La materia del arte, no obstante, resiste las crisis que asolan las civilizaciones y rechaza acuerdos previos para existir. A fin de cuentas, hecho de asombros, el arte nace de nuestro humanismo. Es perenne, así siembre angustias y discordias.

También Iberoamérica siente atracción por la perplejidad, por la magnitud de lo real, por el redimensionamiento de la imaginación, tiene apetito por el ilusorio arte de narrar.
Ante la vastedad del continente, todo en este discurso americano actualiza la realidad, busca dar palabra al pensamiento, hace hablar al corazón. El soplo de la epopeya rastrea la substancia arqueológica de su fabulación.

Y son estos andamios fundacionales de su literatura los que expresan la tradición del ahora y del futuro. Impulsa una escritura insubordinada que sobrepasa lo meramente mimético. Y que, a pesar de los caprichos de la modernidad, abarca la verdad narrativa que se funde con el misterio de la invención.

Pero, como escritora brasileña, huelo la brisa de la floresta y del mar, los códigos de mi identidad. Nada en mí borra el camino de regreso al lar brasileño. Aprendí, niña aún, cierto día lluvioso de noviembre en el puerto de Vigo, a amar a España, patria de mi génesis. De aquí, oriunda de Cotobade, mi grey gallega echó raíces profundas en el Brasil. Un país que me dio a mis padres, Lino y Carmen, la familia, los amigos, las instancias amorosas, la lengua lusa, nuestros escritores, los desconocidos que me abrazan de manera desprendida.

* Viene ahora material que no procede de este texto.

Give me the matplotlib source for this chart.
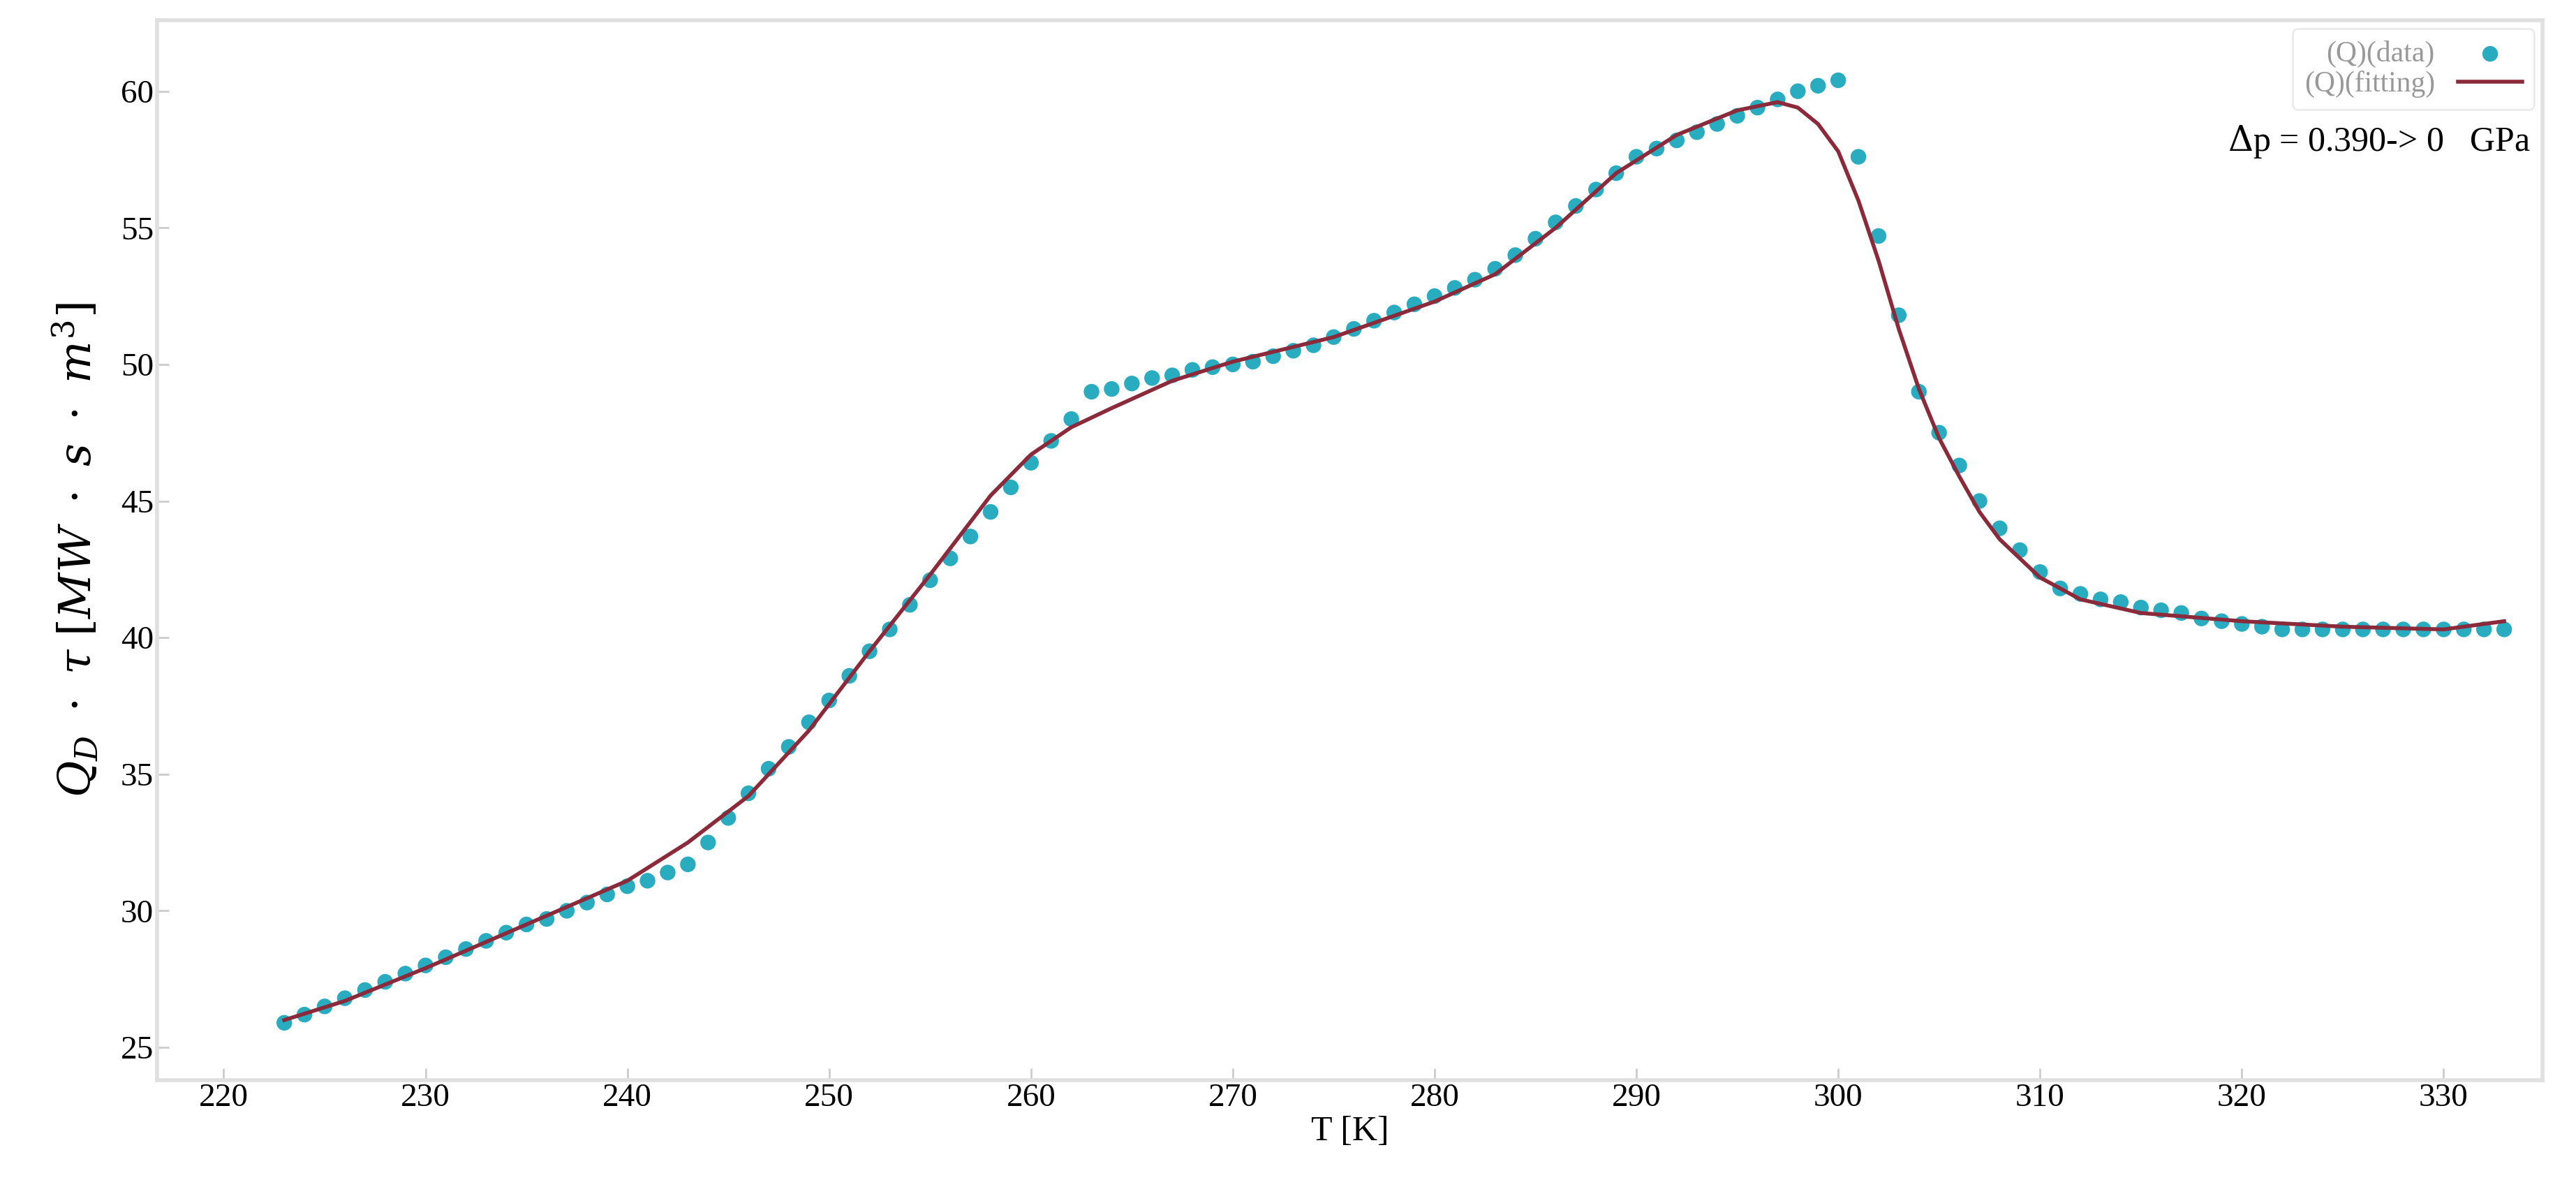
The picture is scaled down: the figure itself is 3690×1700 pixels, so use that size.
import numpy as np
import matplotlib.pyplot as plt

plt.rcParams['font.family'] = ['Liberation Serif', 'DejaVu Serif']
plt.rcParams['mathtext.fontset'] = 'dejavuserif'

# measured data, one point per kelvin
T_data = np.arange(223, 334)
Q_data = [25.9, 26.2, 26.5, 26.8, 27.1, 27.4, 27.7, 28.0, 28.3, 28.6,
          28.9, 29.2, 29.5, 29.7, 30.0, 30.3, 30.6, 30.9, 31.1, 31.4,
          31.7, 32.5, 33.4, 34.3, 35.2, 36.0, 36.9, 37.7, 38.6, 39.5,
          40.3, 41.2, 42.1, 42.9, 43.7, 44.6, 45.5, 46.4, 47.2, 48.0,
          49.0, 49.1, 49.3, 49.5, 49.6, 49.8, 49.9, 50.0, 50.1, 50.3,
          50.5, 50.7, 51.0, 51.3, 51.6, 51.9, 52.2, 52.5, 52.8, 53.1,
          53.5, 54.0, 54.6, 55.2, 55.8, 56.4, 57.0, 57.6, 57.9, 58.2,
          58.5, 58.8, 59.1, 59.4, 59.7, 60.0, 60.2, 60.4, 57.6, 54.7,
          51.8, 49.0, 47.5, 46.3, 45.0, 44.0, 43.2, 42.4, 41.8, 41.6,
          41.4, 41.3, 41.1, 41.0, 40.9, 40.7, 40.6, 40.5, 40.4, 40.3,
          40.3, 40.3, 40.3, 40.3, 40.3, 40.3, 40.3, 40.3, 40.3, 40.3,
          40.3]

# fitted curve
T_fit = [223, 226, 230, 235, 240, 243, 246, 249, 252, 255, 258, 260, 262,
         264, 267, 270, 275, 280, 283, 286, 289, 292, 295, 297, 298, 299,
         300, 301, 302, 303, 304, 305, 306, 307, 308, 310, 312, 315, 320,
         325, 330, 333]
Q_fit = [26.0, 26.7, 27.9, 29.5, 31.1, 32.5, 34.2, 36.6, 39.5, 42.3, 45.2,
         46.7, 47.7, 48.4, 49.4, 50.1, 51.0, 52.3, 53.3, 55.0, 57.0, 58.4,
         59.3, 59.6, 59.4, 58.8, 57.8, 56.0, 53.8, 51.3, 49.1, 47.3, 45.9,
         44.6, 43.6, 42.2, 41.4, 40.9, 40.6, 40.4, 40.3, 40.6]

fig = plt.figure(figsize=(36.9, 17), dpi=100)
ax = fig.add_axes([0.061, 0.09, 0.926, 0.893])

ax.scatter(T_data, Q_data, s=260, color='#12a3b8', alpha=0.9, zorder=2,
           label='(Q)(data)', edgecolors='none')
ax.plot(T_fit, Q_fit, color='#8b2a3a', lw=4, zorder=3, label='(Q)(fitting)')

ax.set_xlim(216.7, 334.9)
ax.set_ylim(23.8, 62.6)
ax.set_xticks(range(220, 331, 10))
ax.set_yticks(range(25, 61, 5))
ax.tick_params(direction='in', length=12, width=2, color='#cccccc',
               labelsize=34)
for s in ax.spines.values():
    s.set_color('#e0e0e0')
    s.set_linewidth(4)

ax.set_xlabel('T [K]', fontsize=36, labelpad=2)
ax.set_ylabel(r'$Q_D\ \cdot\ \tau\ [MW\ \cdot\ s\ \cdot\ m^3]$',
              fontsize=46, labelpad=20)

leg = ax.legend(loc='upper right', bbox_to_anchor=(1.0, 1.0), fontsize=30,
                frameon=True, markerfirst=False, labelcolor='#999999',
                handlelength=2.2, borderaxespad=0.3, labelspacing=0.1,
                borderpad=0.4)
leg.get_frame().set_edgecolor('#e6e6e6')
leg.get_frame().set_linewidth(2)
leg.legend_handles[0].set_sizes([260])
leg.set_zorder(1)

ax.text(0.995, 0.885, r'$\Delta$p = 0.390-> 0   GPa', transform=ax.transAxes,
        ha='right', va='center', fontsize=36)

plt.savefig('out.png', dpi=100)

Estoy agradecida por la generosidad con que España trata a mi corazón. Doy gracias a los jurados que me concedieron este galardón. Doy gracias, sí, a este magnífico premio Príncipe de Asturias que hoy recibo acompañada de estos seres notables que, conmigo, agradecen al unísono tal distinción. Aquí, reunidos ante nosotros, son ellos orgullo de la especie humana. Me conmuevo con ellos, con todos los presentes, en especial, y aunque esté ausente la Princesa, con los Príncipes de Asturias que, en este radiante momento de sus vidas, aquí nos acompañan.